■ Data to use
----------
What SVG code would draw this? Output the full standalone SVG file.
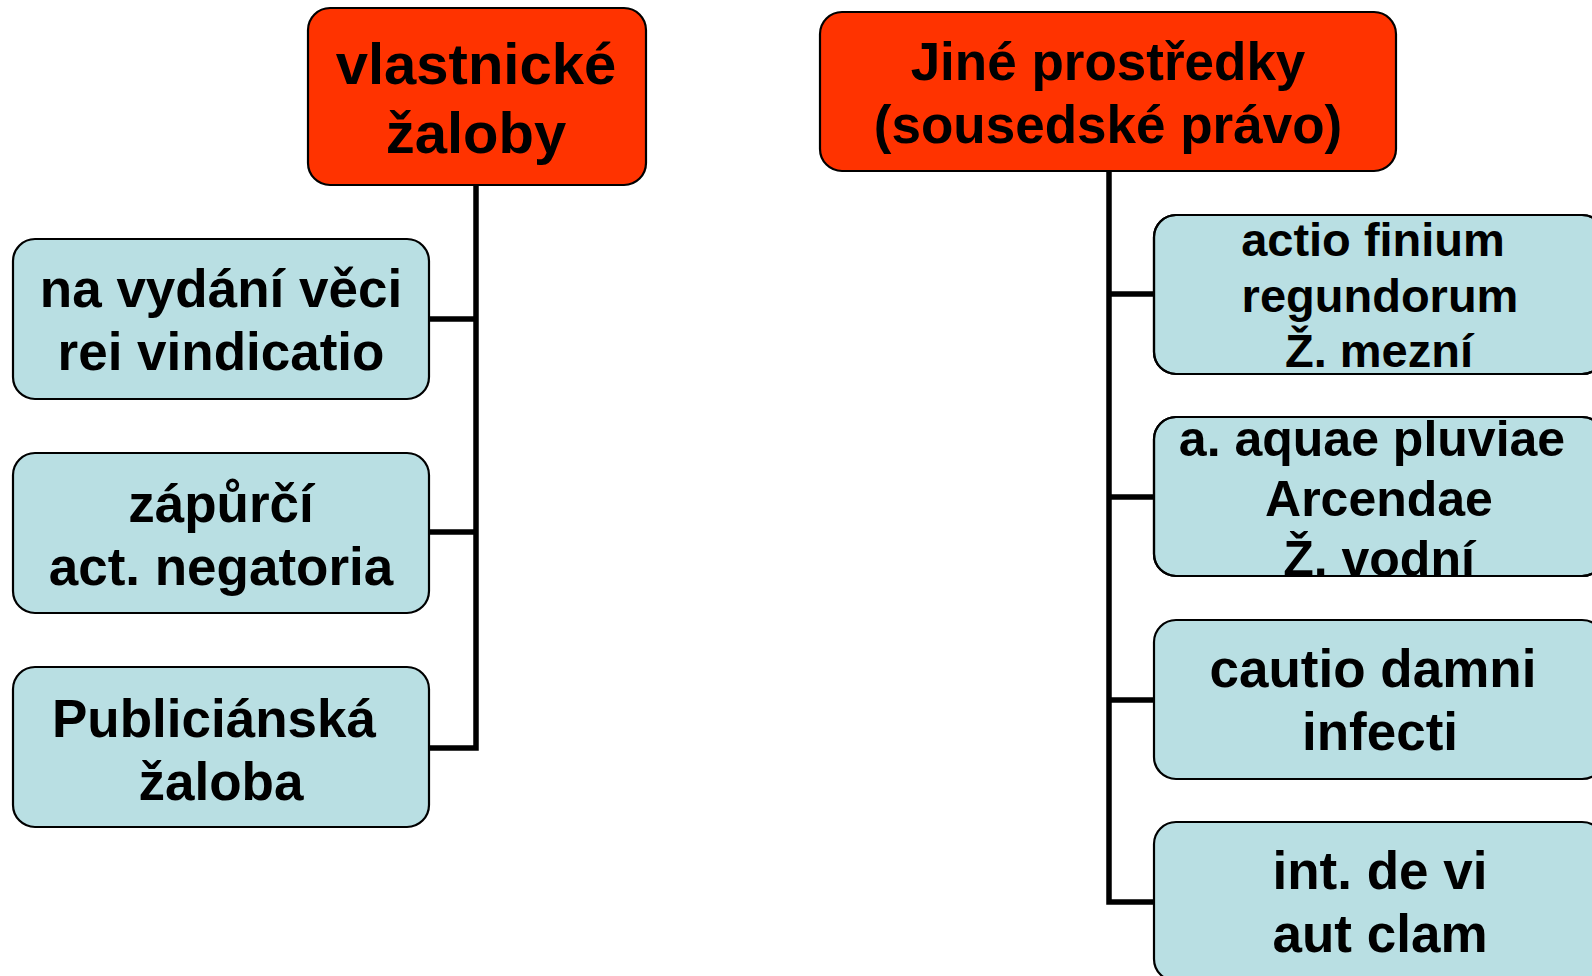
<svg xmlns="http://www.w3.org/2000/svg" width="1592" height="976" viewBox="0 0 1592 976">
<style>
.hdr{fill:#FF3300;stroke:#000;stroke-width:2.2}
.child{fill:#B9DFE3;stroke:#000;stroke-width:2.2}
.edge{fill:none;stroke:#000;stroke-width:2.2}
.t{font-family:"Liberation Sans",Arial,sans-serif;font-weight:bold;fill:#000;text-anchor:middle}
.conn{fill:none;stroke:#000;stroke-width:5.5;stroke-linecap:square;stroke-linejoin:miter}
</style>
<rect width="1592" height="976" fill="#fff"/>
<g id="connectors">
<path class="conn" d="M476,186 V748 M429,319 H476 M429,532 H476 M429,748 H476"/>
<path class="conn" d="M1109,171 V902 M1109,294 H1154 M1109,497 H1154 M1109,700 H1154 M1109,902 H1154"/>
</g>
<g id="vlastnicke">
<rect class="hdr" x="308" y="8" width="338" height="177" rx="22"/>
<text class="t" font-size="58"><tspan x="476" y="84">vlastnické</tspan><tspan x="476" y="153">žaloby</tspan></text>
</g>
<g id="jine">
<rect class="hdr" x="820" y="12" width="576" height="159" rx="22"/>
<text class="t" font-size="53"><tspan x="1108" y="80">Jiné prostředky</tspan><tspan x="1108" y="143">(sousedské právo)</tspan></text>
</g>
<g id="rei-vindicatio">
<rect class="child" x="13" y="239" width="416" height="160" rx="22"/>
<text class="t" font-size="53"><tspan x="221" y="307">na vydání věci</tspan><tspan x="221" y="370">rei vindicatio</tspan></text>
</g>
<g id="negatoria">
<rect class="child" x="13" y="453" width="416" height="160" rx="22"/>
<text class="t" font-size="53"><tspan x="221" y="522">zápůrčí</tspan><tspan x="221" y="585">act. negatoria</tspan></text>
</g>
<g id="publiciana">
<rect class="child" x="13" y="667" width="416" height="160" rx="22"/>
<text class="t" font-size="53"><tspan x="214" y="737">Publiciánská</tspan><tspan x="221" y="800">žaloba</tspan></text>
</g>
<g id="finium">
<rect class="child" x="1154" y="215" width="450" height="159" rx="22"/>
<text class="t" font-size="47"><tspan x="1373" y="256">actio finium</tspan><tspan x="1380" y="312">regundorum</tspan><tspan x="1379" y="367">Ž. mezní</tspan></text>
<rect class="edge" x="1154" y="215" width="450" height="159" rx="22"/>
</g>
<g id="aquae">
<rect class="child" x="1154" y="417" width="450" height="159" rx="22"/>
<text class="t" font-size="50"><tspan x="1372" y="456">a. aquae pluviae</tspan><tspan x="1379" y="516">Arcendae</tspan><tspan x="1379" y="576">Ž. vodní</tspan></text>
<rect class="edge" x="1154" y="417" width="450" height="159" rx="22"/>
</g>
<g id="cautio">
<rect class="child" x="1154" y="620" width="450" height="159" rx="22"/>
<text class="t" font-size="53"><tspan x="1373" y="687">cautio damni</tspan><tspan x="1380" y="750">infecti</tspan></text>
</g>
<g id="interdictum">
<rect class="child" x="1154" y="822" width="450" height="159" rx="22"/>
<text class="t" font-size="53"><tspan x="1380" y="889">int. de vi</tspan><tspan x="1380" y="952">aut clam</tspan></text>
</g>
</svg>
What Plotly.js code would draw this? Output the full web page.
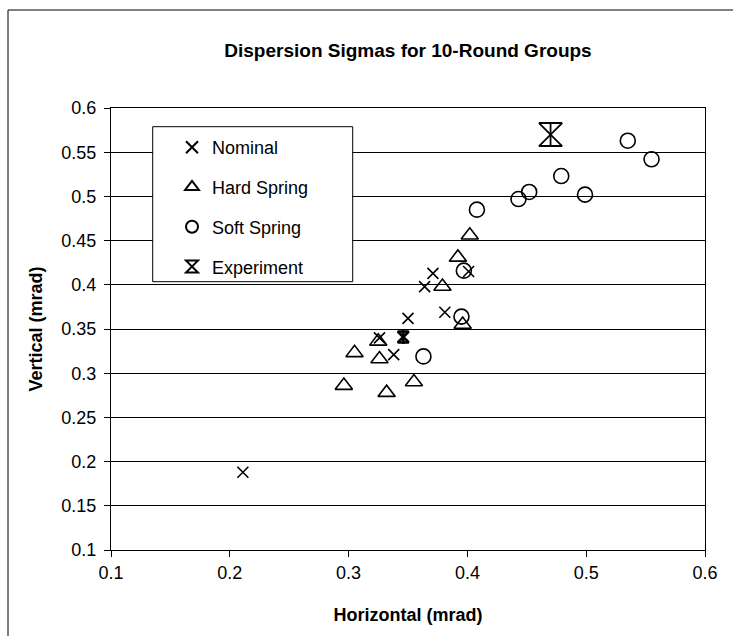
<!DOCTYPE html>
<html>
<head>
<meta charset="utf-8">
<script src="https://cdn.plot.ly/plotly-3.0.1.min.js"></script>
<style>html,body{margin:0;padding:0;background:#fff;}#chart{width:733px;height:636px;}</style>
</head>
<body>
<div id="chart"></div>
<script>
// ---- data ----
const nominalX = [0.211, 0.326, 0.338, 0.350, 0.364, 0.371, 0.381, 0.401];
const nominalY = [0.188, 0.340, 0.321, 0.362, 0.398, 0.413, 0.369, 0.415];
const hardX = [0.402, 0.392, 0.379, 0.396, 0.325, 0.305, 0.326, 0.296, 0.332, 0.355];
const hardY = [0.456, 0.431, 0.398, 0.355, 0.336, 0.323, 0.316, 0.286, 0.278, 0.290];
const softX = [0.535, 0.555, 0.479, 0.499, 0.452, 0.443, 0.408, 0.397, 0.395, 0.363];
const softY = [0.563, 0.542, 0.523, 0.502, 0.505, 0.497, 0.485, 0.416, 0.364, 0.319];
const expX = [0.346, 0.470];
const expY = [0.341, 0.570];
const seriesNames = ['Nominal', 'Hard Spring', 'Soft Spring', 'Experiment'];
const xTickVals = [0.1, 0.2, 0.3, 0.4, 0.5, 0.6];
const xTickText = ['0.1', '0.2', '0.3', '0.4', '0.5', '0.6'];
const yTickVals = [0.1, 0.15, 0.2, 0.25, 0.3, 0.35, 0.4, 0.45, 0.5, 0.55, 0.6];
const yTickText = ['0.1', '0.15', '0.2', '0.25', '0.3', '0.35', '0.4', '0.45', '0.5', '0.55', '0.6'];

const FONT = 'Liberation Sans, Arial, sans-serif';
const mk = (symbol, size, w) => ({symbol: symbol, size: size, color: 'black', opacity: 1, line: {color: 'black', width: w}});

const traces = [
  {x: nominalX, y: nominalY, name: seriesNames[0], type: 'scatter', mode: 'markers', legendgroup: 'a',
   marker: mk('x-thin-open', 11, 1.6)},
  {x: hardX, y: hardY, name: seriesNames[1], type: 'scatter', mode: 'markers', legendgroup: 'b',
   marker: mk('triangle-up-open', 15, 1.6)},
  {x: softX, y: softY, name: seriesNames[2], type: 'scatter', mode: 'markers', legendgroup: 'c',
   marker: mk('circle-open', 15, 1.6)},
  {x: expX, y: expY, name: seriesNames[3], type: 'scatter', mode: 'markers', legendgroup: 'd',
   marker: {symbol: 'hourglass-open', size: [11, 23], color: 'black', opacity: 1, line: {color: 'black', width: [2.6, 1.8]}}},
  {x: expX, y: expY, name: seriesNames[3], type: 'scatter', mode: 'markers', legendgroup: 'd', showlegend: false,
   marker: {symbol: 'line-ns-open', size: [10, 16], color: 'black', opacity: 1, line: {color: 'black', width: [2.6, 1.8]}}}
];

const L = 111, T = 108, W = 594, H = 442;
const px2x = p => (p - L) / W;
const px2y = p => (T + H - p) / H;

const layout = {
  width: 733, height: 636,
  margin: {l: L, r: 733 - L - W, t: T, b: 636 - T - H, pad: 0},
  paper_bgcolor: 'white', plot_bgcolor: 'white',
  font: {family: FONT, size: 18, color: 'black'},
  title: {text: '<b>Dispersion Sigmas for 10-Round Groups</b>', x: 0.5, xref: 'paper', xanchor: 'center',
          y: 1 - 50 / 636, yref: 'container', yanchor: 'middle', font: {family: FONT, size: 19, color: 'black'}},
  xaxis: {range: [0.1, 0.6], tickvals: xTickVals, ticktext: xTickText, showgrid: false, zeroline: false,
          showline: true, linecolor: 'black', linewidth: 1, mirror: true,
          ticks: 'outside', ticklen: 6, tickcolor: 'black', tickwidth: 1,
          tickfont: {family: FONT, size: 18, color: 'black'},
          title: {text: '<b>Horizontal (mrad)</b>', font: {family: FONT, size: 18, color: 'black'}, standoff: 26}},
  yaxis: {range: [0.1, 0.6], tickvals: yTickVals, ticktext: yTickText, showgrid: true, gridcolor: 'black', gridwidth: 1,
          zeroline: false, showline: true, linecolor: 'black', linewidth: 1, mirror: true,
          ticks: 'outside', ticklen: 6, tickcolor: 'black', tickwidth: 1, ticklabelstandoff: 4,
          tickfont: {family: FONT, size: 18, color: 'black'},
          title: {text: '<b>Vertical (mrad)</b>', font: {family: FONT, size: 18, color: 'black'}, standoff: 14}},
  showlegend: true,
  legend: {x: px2x(172), xanchor: 'left', y: px2y(129), yanchor: 'top', bgcolor: 'rgba(0,0,0,0)', borderwidth: 0,
           font: {family: FONT, size: 18, color: 'black'}, tracegroupgap: 13.4, itemsizing: 'constant'},
  shapes: [
    {type: 'rect', xref: 'paper', yref: 'paper', x0: px2x(152.7), x1: px2x(352.7), y0: px2y(281.7), y1: px2y(126.7),
     fillcolor: 'white', line: {color: 'black', width: 1}, layer: 'above'},
    {type: 'rect', xref: 'paper', yref: 'paper', x0: px2x(8), x1: px2x(760), y0: px2y(660), y1: px2y(10),
     fillcolor: 'rgba(0,0,0,0)', line: {color: 'black', width: 1}, layer: 'above'}
  ]
};

Plotly.newPlot('chart', traces, layout, {displayModeBar: false, staticPlot: true});
</script>
</body>
</html>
----------
■ Aim of the task
Scan the entries above for the word "code" and collect each line holding it.

■ Answer to this task
What SVG code would draw this? Output the full standalone SVG file.
What Plotly.js code would draw this? Output the full web page.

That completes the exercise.